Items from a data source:
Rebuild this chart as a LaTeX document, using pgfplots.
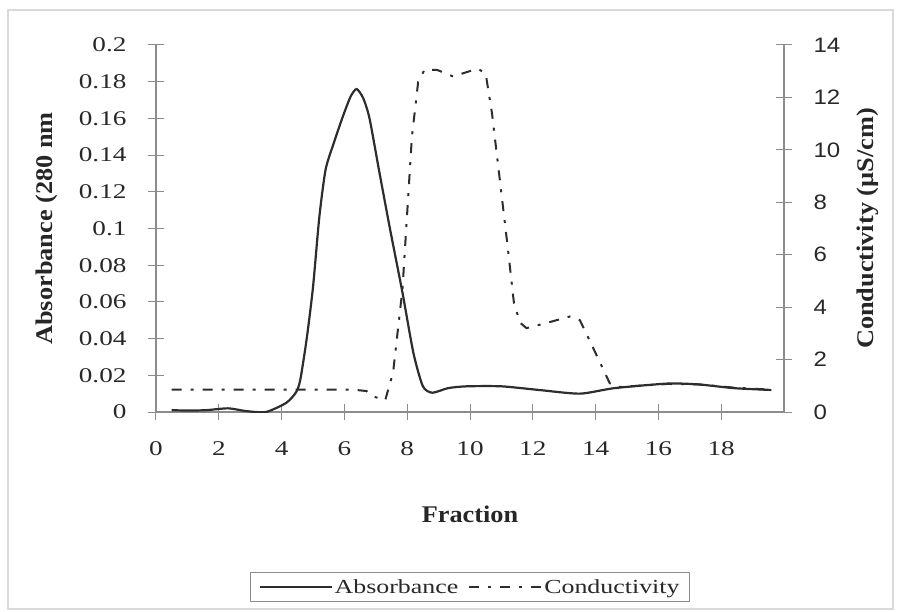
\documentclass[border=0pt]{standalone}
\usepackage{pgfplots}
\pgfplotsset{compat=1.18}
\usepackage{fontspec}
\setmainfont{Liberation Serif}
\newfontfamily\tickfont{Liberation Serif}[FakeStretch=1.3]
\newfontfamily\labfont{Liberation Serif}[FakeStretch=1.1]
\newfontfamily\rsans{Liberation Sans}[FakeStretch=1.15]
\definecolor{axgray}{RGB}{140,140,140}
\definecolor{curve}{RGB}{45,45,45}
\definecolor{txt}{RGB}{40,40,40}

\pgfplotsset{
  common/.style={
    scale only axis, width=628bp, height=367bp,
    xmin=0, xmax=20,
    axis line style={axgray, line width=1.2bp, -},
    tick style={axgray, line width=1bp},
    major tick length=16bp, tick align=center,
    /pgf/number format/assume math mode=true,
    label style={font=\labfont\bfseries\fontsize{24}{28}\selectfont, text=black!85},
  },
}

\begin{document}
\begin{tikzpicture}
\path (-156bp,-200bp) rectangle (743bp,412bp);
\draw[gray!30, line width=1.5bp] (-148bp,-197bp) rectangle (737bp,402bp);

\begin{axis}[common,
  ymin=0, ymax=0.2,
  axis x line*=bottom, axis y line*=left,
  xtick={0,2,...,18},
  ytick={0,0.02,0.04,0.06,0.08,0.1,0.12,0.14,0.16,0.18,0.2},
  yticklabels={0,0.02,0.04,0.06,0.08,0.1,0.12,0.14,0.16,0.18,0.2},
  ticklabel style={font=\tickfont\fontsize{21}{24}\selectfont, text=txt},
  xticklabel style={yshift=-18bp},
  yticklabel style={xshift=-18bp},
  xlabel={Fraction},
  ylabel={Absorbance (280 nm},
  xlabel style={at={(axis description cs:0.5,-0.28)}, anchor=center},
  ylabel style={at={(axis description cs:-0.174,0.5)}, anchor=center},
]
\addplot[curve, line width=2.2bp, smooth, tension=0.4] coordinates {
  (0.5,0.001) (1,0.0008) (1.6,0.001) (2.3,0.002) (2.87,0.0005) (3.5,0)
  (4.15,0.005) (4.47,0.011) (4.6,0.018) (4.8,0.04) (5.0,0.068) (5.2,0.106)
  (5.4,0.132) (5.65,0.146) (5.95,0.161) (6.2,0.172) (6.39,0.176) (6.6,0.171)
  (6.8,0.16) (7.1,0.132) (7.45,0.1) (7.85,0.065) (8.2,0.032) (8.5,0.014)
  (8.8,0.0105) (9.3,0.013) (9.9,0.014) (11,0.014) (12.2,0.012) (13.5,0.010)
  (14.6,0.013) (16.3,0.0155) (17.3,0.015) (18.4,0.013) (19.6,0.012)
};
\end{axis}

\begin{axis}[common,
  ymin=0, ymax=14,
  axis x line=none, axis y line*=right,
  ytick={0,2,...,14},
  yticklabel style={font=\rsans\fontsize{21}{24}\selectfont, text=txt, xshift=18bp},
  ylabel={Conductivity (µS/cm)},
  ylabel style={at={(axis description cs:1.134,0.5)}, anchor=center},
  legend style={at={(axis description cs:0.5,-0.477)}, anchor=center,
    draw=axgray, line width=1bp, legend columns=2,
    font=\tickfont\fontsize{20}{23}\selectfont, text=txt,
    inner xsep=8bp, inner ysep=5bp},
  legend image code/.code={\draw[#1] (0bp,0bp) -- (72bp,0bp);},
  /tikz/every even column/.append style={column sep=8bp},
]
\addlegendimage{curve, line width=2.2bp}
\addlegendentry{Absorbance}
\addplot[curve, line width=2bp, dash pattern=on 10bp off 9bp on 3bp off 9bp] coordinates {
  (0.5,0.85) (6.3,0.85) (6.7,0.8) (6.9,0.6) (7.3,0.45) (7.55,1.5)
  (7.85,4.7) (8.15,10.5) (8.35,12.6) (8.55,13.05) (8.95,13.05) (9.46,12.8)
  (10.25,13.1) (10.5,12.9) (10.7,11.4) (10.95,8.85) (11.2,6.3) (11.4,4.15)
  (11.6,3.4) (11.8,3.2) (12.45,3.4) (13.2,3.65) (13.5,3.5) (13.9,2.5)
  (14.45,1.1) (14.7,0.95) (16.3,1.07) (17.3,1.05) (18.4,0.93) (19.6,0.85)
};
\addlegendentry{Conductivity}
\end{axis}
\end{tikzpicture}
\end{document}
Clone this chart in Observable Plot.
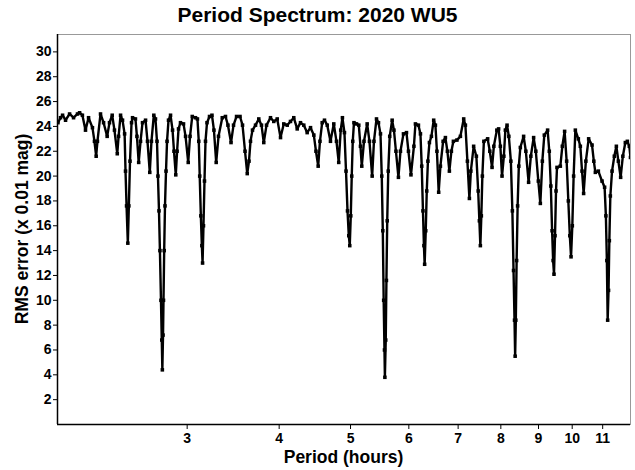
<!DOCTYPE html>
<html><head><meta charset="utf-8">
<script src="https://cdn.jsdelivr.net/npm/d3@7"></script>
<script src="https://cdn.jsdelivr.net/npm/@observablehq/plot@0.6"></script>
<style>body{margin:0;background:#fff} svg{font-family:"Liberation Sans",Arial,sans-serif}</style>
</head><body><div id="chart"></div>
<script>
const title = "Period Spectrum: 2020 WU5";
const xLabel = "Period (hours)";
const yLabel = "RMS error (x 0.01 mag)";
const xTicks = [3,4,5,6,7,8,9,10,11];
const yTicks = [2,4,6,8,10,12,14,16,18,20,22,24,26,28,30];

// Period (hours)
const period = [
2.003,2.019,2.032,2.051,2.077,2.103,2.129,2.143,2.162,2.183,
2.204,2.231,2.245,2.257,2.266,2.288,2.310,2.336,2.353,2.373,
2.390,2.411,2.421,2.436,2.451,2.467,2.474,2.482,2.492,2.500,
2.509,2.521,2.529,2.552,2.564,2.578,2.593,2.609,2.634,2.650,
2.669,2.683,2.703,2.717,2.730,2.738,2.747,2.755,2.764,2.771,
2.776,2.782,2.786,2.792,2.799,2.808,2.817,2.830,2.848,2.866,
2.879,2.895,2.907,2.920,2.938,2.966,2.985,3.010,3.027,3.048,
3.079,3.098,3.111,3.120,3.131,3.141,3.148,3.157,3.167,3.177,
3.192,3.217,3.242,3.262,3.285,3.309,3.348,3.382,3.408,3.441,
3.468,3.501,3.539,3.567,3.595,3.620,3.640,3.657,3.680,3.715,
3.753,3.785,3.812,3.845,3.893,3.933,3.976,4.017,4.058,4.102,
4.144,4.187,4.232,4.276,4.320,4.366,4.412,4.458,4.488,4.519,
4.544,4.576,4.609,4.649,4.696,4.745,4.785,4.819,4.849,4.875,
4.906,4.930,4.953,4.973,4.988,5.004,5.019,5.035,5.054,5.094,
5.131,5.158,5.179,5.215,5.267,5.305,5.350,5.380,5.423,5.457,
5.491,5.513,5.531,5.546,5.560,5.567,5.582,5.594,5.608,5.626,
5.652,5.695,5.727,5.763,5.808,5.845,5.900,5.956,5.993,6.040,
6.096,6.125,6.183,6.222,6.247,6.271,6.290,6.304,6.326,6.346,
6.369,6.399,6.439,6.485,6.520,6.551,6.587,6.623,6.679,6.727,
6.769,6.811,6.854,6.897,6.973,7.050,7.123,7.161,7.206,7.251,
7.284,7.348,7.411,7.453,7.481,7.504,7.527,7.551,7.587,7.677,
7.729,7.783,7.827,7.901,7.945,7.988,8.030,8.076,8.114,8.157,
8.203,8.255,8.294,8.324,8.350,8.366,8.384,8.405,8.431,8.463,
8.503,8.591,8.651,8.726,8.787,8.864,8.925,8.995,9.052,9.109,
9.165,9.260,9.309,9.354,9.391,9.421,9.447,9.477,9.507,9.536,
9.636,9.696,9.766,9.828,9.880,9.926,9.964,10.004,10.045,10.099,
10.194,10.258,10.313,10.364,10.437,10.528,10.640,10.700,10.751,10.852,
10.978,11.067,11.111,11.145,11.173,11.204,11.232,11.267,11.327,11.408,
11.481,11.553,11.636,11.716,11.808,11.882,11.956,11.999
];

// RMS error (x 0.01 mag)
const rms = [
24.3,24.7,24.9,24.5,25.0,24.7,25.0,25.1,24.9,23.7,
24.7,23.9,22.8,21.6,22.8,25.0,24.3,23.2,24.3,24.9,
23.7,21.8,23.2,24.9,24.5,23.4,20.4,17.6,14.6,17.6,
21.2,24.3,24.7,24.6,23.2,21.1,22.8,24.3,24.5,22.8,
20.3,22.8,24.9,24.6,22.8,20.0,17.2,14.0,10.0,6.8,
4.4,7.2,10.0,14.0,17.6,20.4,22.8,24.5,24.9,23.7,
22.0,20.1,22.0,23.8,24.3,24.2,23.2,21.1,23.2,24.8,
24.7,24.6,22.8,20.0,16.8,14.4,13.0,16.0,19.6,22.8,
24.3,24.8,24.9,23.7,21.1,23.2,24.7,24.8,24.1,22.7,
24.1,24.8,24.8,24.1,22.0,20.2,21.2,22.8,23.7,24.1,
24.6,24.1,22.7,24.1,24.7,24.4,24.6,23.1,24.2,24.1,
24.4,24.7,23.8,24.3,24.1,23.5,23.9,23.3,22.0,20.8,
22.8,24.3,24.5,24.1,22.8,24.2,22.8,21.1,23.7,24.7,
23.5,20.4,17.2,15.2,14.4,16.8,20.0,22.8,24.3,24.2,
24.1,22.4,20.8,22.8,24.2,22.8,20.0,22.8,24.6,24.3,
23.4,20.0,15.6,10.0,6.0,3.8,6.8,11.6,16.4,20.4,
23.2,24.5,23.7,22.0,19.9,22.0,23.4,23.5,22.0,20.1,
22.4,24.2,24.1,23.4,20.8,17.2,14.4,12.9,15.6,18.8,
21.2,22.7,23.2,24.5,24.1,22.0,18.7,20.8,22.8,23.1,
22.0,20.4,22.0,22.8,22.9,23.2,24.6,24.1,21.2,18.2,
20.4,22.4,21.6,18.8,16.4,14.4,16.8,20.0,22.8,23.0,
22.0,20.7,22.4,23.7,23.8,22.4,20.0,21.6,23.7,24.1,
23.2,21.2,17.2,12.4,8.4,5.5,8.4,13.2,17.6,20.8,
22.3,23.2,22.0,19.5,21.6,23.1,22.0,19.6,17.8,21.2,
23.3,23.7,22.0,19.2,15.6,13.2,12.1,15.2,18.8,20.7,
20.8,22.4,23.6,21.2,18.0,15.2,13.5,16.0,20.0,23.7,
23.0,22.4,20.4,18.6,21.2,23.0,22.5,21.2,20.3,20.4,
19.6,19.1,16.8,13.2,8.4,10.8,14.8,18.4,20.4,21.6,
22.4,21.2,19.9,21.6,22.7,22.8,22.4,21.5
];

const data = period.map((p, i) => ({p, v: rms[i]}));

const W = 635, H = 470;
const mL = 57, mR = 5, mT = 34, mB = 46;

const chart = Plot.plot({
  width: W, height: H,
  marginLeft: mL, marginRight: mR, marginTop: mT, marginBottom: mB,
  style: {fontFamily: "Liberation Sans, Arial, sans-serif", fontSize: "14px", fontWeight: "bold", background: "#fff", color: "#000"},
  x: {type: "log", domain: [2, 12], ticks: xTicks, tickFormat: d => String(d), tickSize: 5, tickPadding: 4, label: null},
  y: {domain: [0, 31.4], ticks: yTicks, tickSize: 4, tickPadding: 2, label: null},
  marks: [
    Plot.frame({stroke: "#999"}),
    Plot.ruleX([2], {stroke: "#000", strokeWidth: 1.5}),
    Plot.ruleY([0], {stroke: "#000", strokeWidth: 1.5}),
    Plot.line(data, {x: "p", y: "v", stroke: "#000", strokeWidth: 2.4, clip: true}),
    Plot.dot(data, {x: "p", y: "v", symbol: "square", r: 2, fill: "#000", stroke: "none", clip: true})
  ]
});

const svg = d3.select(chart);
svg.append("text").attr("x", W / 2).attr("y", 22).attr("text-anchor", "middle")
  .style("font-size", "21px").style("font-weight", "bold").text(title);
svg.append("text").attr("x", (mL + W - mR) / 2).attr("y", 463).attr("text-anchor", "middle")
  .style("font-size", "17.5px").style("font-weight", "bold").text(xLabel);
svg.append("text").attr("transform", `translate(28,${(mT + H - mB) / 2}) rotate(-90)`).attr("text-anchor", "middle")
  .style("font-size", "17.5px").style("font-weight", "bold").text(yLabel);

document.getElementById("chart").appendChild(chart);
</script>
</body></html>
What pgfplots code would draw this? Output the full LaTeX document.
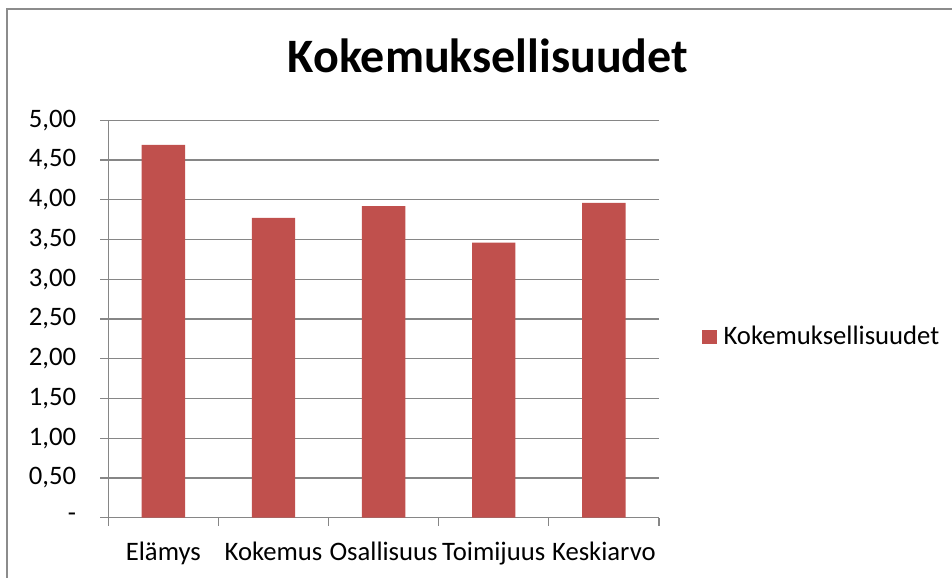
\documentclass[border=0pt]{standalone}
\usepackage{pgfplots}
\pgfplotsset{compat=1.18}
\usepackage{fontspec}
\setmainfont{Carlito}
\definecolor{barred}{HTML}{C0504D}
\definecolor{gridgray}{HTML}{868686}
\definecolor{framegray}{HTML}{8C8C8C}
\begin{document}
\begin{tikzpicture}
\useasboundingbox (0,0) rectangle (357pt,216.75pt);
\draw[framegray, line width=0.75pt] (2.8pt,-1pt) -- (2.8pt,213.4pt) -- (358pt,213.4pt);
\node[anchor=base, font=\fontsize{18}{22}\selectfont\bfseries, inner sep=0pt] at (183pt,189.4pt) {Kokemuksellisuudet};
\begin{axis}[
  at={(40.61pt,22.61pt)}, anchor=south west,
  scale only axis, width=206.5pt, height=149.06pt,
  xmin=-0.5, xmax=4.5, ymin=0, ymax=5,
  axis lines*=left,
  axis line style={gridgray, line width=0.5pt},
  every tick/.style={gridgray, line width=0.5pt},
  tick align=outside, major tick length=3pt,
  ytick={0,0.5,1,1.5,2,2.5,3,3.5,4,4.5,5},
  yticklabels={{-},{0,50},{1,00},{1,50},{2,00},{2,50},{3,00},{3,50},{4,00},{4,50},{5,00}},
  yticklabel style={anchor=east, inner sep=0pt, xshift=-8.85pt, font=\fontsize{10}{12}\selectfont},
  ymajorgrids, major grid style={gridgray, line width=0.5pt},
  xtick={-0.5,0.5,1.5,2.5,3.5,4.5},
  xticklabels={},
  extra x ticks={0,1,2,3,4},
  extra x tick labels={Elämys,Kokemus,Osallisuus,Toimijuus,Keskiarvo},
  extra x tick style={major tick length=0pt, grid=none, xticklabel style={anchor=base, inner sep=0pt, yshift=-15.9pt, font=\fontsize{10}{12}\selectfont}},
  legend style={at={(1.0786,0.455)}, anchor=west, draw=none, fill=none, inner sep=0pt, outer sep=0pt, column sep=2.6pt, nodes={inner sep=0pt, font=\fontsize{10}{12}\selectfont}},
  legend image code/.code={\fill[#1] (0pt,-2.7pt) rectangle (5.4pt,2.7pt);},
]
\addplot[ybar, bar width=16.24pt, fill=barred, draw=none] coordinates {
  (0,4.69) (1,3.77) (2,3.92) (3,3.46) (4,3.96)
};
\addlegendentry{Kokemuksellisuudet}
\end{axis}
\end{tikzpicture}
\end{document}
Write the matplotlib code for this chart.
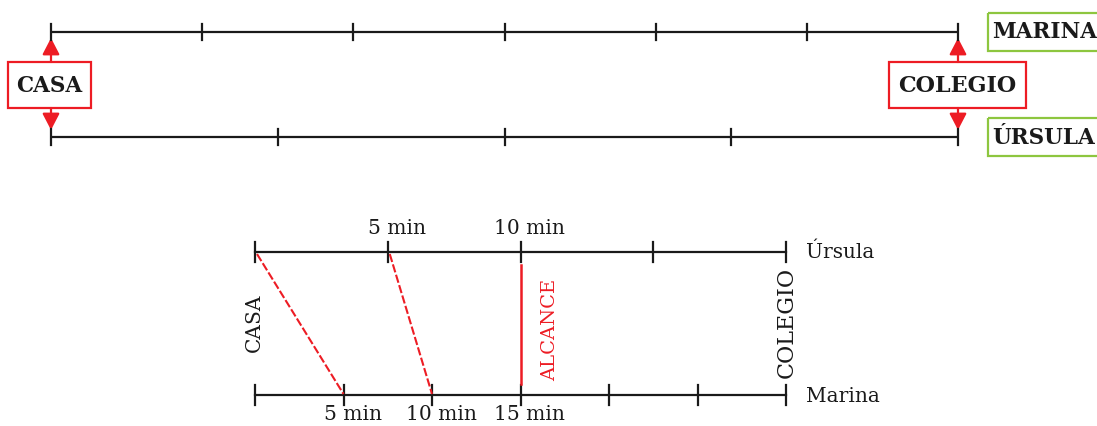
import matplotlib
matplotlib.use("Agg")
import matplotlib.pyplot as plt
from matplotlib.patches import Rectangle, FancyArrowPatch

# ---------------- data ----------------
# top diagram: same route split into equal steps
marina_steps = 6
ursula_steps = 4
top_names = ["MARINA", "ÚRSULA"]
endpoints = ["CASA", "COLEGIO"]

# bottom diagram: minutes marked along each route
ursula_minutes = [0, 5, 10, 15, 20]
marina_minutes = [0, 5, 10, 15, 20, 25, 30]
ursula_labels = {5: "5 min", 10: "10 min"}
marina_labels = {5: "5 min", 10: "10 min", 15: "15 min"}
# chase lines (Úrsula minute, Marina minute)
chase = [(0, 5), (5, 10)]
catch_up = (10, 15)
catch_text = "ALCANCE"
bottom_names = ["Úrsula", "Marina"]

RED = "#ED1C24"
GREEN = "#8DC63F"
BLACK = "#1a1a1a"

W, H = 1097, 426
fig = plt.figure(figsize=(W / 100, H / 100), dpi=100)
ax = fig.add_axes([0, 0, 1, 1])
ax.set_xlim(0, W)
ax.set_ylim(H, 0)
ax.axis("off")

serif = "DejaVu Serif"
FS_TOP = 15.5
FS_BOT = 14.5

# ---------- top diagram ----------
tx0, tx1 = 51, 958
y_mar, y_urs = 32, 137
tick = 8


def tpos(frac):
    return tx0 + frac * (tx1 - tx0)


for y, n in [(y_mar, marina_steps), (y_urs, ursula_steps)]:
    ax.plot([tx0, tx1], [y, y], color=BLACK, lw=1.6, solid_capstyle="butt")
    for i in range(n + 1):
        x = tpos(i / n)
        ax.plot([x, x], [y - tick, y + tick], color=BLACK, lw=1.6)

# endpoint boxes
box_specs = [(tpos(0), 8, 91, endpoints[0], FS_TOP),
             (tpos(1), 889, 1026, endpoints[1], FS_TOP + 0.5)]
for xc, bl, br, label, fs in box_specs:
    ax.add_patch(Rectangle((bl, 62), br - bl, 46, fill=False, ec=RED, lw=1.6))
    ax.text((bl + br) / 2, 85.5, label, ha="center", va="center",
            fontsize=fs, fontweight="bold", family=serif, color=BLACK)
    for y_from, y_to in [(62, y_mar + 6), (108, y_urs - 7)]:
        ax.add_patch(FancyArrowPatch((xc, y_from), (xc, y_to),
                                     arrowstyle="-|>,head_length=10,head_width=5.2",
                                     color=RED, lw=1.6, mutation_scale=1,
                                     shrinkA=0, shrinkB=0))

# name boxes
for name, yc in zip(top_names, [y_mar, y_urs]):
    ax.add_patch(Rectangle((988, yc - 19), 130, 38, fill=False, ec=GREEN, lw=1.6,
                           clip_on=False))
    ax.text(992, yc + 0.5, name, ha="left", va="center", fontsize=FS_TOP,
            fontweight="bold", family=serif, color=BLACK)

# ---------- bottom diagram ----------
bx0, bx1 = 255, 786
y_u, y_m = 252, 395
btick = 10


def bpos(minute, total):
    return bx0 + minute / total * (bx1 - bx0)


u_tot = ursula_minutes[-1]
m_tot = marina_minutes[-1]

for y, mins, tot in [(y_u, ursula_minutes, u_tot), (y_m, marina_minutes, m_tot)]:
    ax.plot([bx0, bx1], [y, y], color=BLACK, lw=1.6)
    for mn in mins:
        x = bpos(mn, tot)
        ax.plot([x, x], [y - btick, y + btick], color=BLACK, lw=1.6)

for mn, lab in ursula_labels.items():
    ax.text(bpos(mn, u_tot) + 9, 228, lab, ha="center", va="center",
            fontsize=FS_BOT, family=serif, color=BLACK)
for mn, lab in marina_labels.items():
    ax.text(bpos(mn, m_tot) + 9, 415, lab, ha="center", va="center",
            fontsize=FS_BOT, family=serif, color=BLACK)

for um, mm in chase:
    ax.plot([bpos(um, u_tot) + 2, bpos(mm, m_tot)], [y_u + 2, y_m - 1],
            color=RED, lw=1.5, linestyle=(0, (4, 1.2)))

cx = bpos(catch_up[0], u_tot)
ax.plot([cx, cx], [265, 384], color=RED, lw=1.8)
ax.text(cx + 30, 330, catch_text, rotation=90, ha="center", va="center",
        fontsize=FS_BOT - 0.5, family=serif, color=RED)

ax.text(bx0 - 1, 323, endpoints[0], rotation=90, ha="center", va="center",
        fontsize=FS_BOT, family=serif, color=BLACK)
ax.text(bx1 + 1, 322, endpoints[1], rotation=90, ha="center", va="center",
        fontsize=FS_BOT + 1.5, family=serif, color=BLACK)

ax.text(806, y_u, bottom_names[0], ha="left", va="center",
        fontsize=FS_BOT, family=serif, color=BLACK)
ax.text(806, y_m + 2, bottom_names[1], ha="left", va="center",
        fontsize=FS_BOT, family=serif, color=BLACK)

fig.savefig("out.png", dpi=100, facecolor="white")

▸ Set task: Look above for lines with the word "draw" and copy them all.

▸ Solution for this problem:
\draw[gray!30, line width=1.5bp] (-148bp,-197bp) rectangle (737bp,402bp);
    draw=axgray, line width=1bp, legend columns=2,
  legend image code/.code={\draw[#1] (0bp,0bp) -- (72bp,0bp);},
What pgfplots code would draw this? Output the full LaTeX document.
\draw[framegray, line width=0.75pt] (2.8pt,-1pt) -- (2.8pt,213.4pt) -- (358pt,213.4pt);
  legend style={at={(1.0786,0.455)}, anchor=west, draw=none, fill=none, inner sep=0pt, outer sep=0pt, column sep=2.6pt, nodes={inner sep=0pt, font=\fontsize{10}{12}\selectfont}},
\addplot[ybar, bar width=16.24pt, fill=barred, draw=none] coordinates {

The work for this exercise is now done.